Medical care for Guinea’s poor

A clinic for the poor: 100,000 patients per year, for a price of $ 1.30 each.


The Saint Gabriel clinic lies in the outskirts of Conakry, Guinea’s captial, where 40% of the population lives below the poverty line. Malaria, tuberculosis, malnutrition and AIDS wreak havoc here.

After the death Sékou Touré in 1984 and the end of his bloody regime, the new government took steps to improve the country.  One of these was to ask the Archdiocese of Conakry to open a clinic for the poor.  This mission was entrusted to Fidesco, and the Saint Gabriel clinic opened its door in 1987.  A maternity ward was added in 2001.


The largest health care center in the country.


It has sixty employees and 4 Fidesco volunteers.  In 2012, over 100,000 people received care and medicine.   The price, at $ 1.30 for the consultation, all included, is accessible even to the poorest.  1752 babies were delivered.
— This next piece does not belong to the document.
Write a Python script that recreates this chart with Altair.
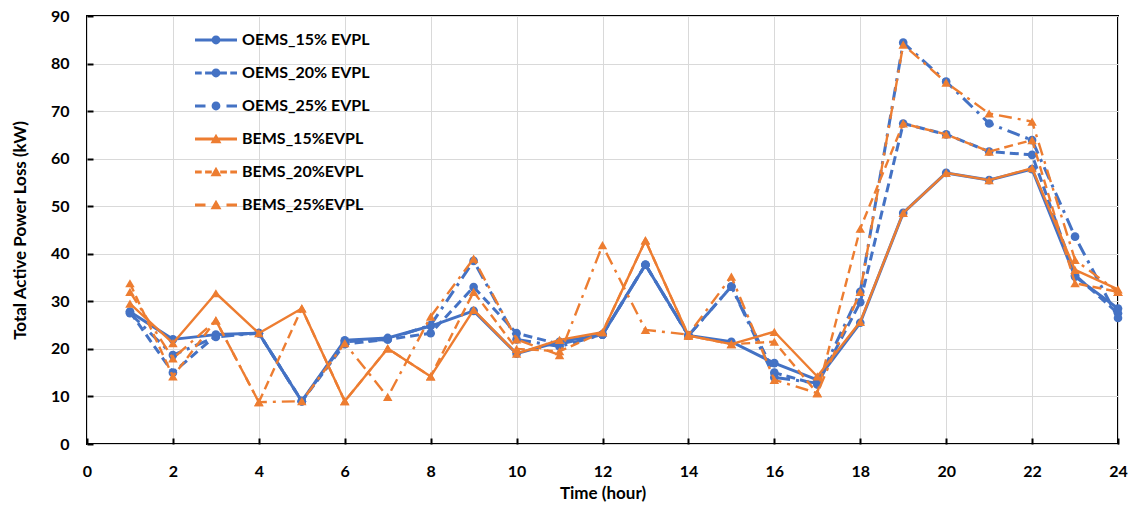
import altair as alt
import pandas as pd

hours = list(range(1, 25))
series_names = ["OEMS_15% EVPL", "OEMS_20% EVPL", "OEMS_25% EVPL",
                "BEMS_15%EVPL", "BEMS_20%EVPL", "BEMS_25%EVPL"]

oems_15 = [27.8, 22.0, 23.0, 23.3, 9.0, 21.8, 22.3, 24.8, 28.0, 19.0, 21.5, 23.0,
           37.7, 22.8, 21.5, 17.0, 13.5, 25.5, 48.6, 57.0, 55.5, 57.8, 35.2, 28.5]
oems_20 = [27.8, 15.0, 22.8, 23.3, 9.0, 21.0, 22.0, 23.3, 33.0, 23.3, 21.0, 23.0,
           37.7, 22.8, 33.1, 15.0, 12.5, 29.8, 67.4, 65.1, 61.5, 60.8, 35.5, 27.5]
oems_25 = [27.5, 18.7, 22.5, 23.3, 9.0, 21.5, 22.0, 25.0, 38.5, 22.0, 20.5, 23.0,
           37.7, 22.8, 33.1, 14.0, 12.8, 32.0, 84.4, 76.2, 67.4, 63.9, 43.6, 26.5]
bems_15 = [29.5, 21.2, 31.7, 23.3, 28.5, 9.0, 20.1, 14.2, 28.2, 19.0, 21.9, 23.5,
           42.8, 22.8, 21.0, 23.6, 14.2, 25.7, 48.6, 57.0, 55.5, 58.0, 36.6, 32.5]
bems_20 = [33.8, 14.2, 26.0, 8.8, 28.5, 9.0, 20.1, 14.2, 32.0, 20.0, 19.5, 23.5,
           42.8, 22.8, 21.0, 21.5, 10.7, 45.3, 67.4, 65.1, 61.5, 63.9, 33.8, 32.0]
bems_25 = [32.0, 18.0, 26.0, 8.8, 9.0, 21.2, 9.9, 26.8, 39.0, 22.0, 18.7, 41.8,
           24.0, 23.0, 35.2, 13.5, 10.7, 32.0, 84.0, 76.0, 69.5, 67.8, 38.7, 32.0]

x_ticks = list(range(0, 25, 2))
y_ticks = list(range(0, 91, 10))

all_values = [oems_15, oems_20, oems_25, bems_15, bems_20, bems_25]
rows = []
for name, vals in zip(series_names, all_values):
    for h, v in zip(hours, vals):
        rows.append({"hour": h, "loss": v, "series": name})
df = pd.DataFrame(rows)

BLUE = "#4472C4"
ORANGE = "#ED7D31"
colors = [BLUE] * 3 + [ORANGE] * 3
widths = [3.0, 3.0, 3.0, 2.4, 2.4, 2.4]
dashes = [None, [9, 5], [13, 6, 3, 6], None, [9, 5], [13, 6, 3, 6]]
shapes = ["circle"] * 3 + ["triangle-up"] * 3
sizes = [75, 75, 75, 90, 90, 90]


def seg(a, b):
    return f"M{a},-0.07H{b}V0.07H{a}Z"


CIRCLE = "M0.21,0A0.21,0.21 0 1,1 -0.21,0A0.21,0.21 0 1,1 0.21,0Z"
TRI = "M0,-0.25L0.26,0.2L-0.26,0.2Z"
solid = seg(-1, 1)
dash20 = seg(-1, -0.68) + seg(-0.52, -0.2) + seg(0.2, 0.52) + seg(0.68, 1)
dash25 = seg(-1, -0.5) + seg(0.5, 1)
legend_paths = [solid + CIRCLE, dash20 + CIRCLE, dash25 + CIRCLE,
                solid + TRI, dash20 + TRI, dash25 + TRI]

FONT = "Lato"
x_scale = alt.Scale(domain=[0, 24], nice=False, zero=False)
y_scale = alt.Scale(domain=[0, 90], nice=False)

x_axis = alt.Axis(values=x_ticks, title="Time (hour)", grid=True, gridColor="#D9D9D9",
                  gridWidth=1, ticks=False, tickSize=0, domain=False, labelPadding=19,
                  labelFont=FONT, labelFontSize=16, labelFontWeight="bold", labelColor="black",
                  titleFont=FONT, titleFontSize=17, titleFontWeight="bold", titleColor="black",
                  titlePadding=6, labelFlush=False)
y_axis = alt.Axis(values=y_ticks, title="Total Active Power Loss (kW)", grid=True,
                  gridColor="#D9D9D9", gridWidth=1, ticks=False, tickSize=0, domain=False,
                  labelPadding=18, labelFont=FONT, labelFontSize=16, labelFontWeight="bold",
                  labelColor="black", titleFont=FONT, titleFontSize=17, titleFontWeight="bold",
                  titleColor="black", titlePadding=21)

base = alt.Chart(df).encode(
    x=alt.X("hour:Q", scale=x_scale, axis=x_axis),
    y=alt.Y("loss:Q", scale=y_scale, axis=y_axis),
)

layers = []
for i, name in enumerate(series_names):
    sub = base.transform_filter(alt.datum.series == name)
    line_kwargs = dict(color=colors[i], strokeWidth=widths[i], strokeJoin="round")
    if dashes[i] is not None:
        line_kwargs["strokeDash"] = dashes[i]
    layers.append(sub.mark_line(**line_kwargs))
    layers.append(sub.mark_point(filled=True, shape=shapes[i], size=sizes[i],
                                 color=colors[i], opacity=1))

leg = alt.Legend(title=None, orient="none", legendX=108, legendY=3, symbolSize=1764,
                 labelFont=FONT, labelFontSize=16, labelFontWeight="bold", labelColor="black",
                 labelOffset=5, rowPadding=4, padding=0, symbolStrokeWidth=0,
                 symbolOpacity=1)
legend_layer = base.transform_filter("false").mark_point(filled=True, opacity=1).encode(
    color=alt.Color("series:N", scale=alt.Scale(domain=series_names, range=colors), legend=leg),
    shape=alt.Shape("series:N", scale=alt.Scale(domain=series_names, range=legend_paths), legend=leg),
)
layers.append(legend_layer)

main = alt.layer(*layers)

tick_layer = alt.Chart(df).mark_point(opacity=0).encode(
    x=alt.X("hour:Q", scale=x_scale,
            axis=alt.Axis(values=x_ticks, orient="bottom", offset=-6, domain=False, labels=False,
                          grid=False, ticks=True, tickSize=6, tickWidth=2, tickColor="black",
                          title=None)),
    y=alt.Y("loss:Q", scale=y_scale,
            axis=alt.Axis(values=y_ticks, orient="left", offset=-6, domain=False, labels=False,
                          grid=False, ticks=True, tickSize=6, tickWidth=2, tickColor="black",
                          title=None)),
)

chart = alt.layer(main, tick_layer).resolve_axis(x="independent", y="independent").properties(
    width=1031, height=428,
    autosize=alt.AutoSizeParams(type="none"),
    padding={"left": 87, "top": 16, "right": 16, "bottom": 62},
    background="white",
).configure_view(stroke="black", strokeWidth=2)

chart.save("out.html", embed_options={"renderer": "svg", "actions": False})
Two priorities:  HIV and Malaria

Following the new recommendations of the WHO recommendations, the clinic established two campaigns last year:

– A program for the prevention of transmission of HIV / AIDS from mother to child in the maternity ward with a specialized center and the support of UNICEF.  In 2012, 240 children were born healthy despite positive mothers

– A new anti-malaria protocol based on systematic testing and treatment with combination therapy. More than 5000 patients, primarily children, benefited in 2012.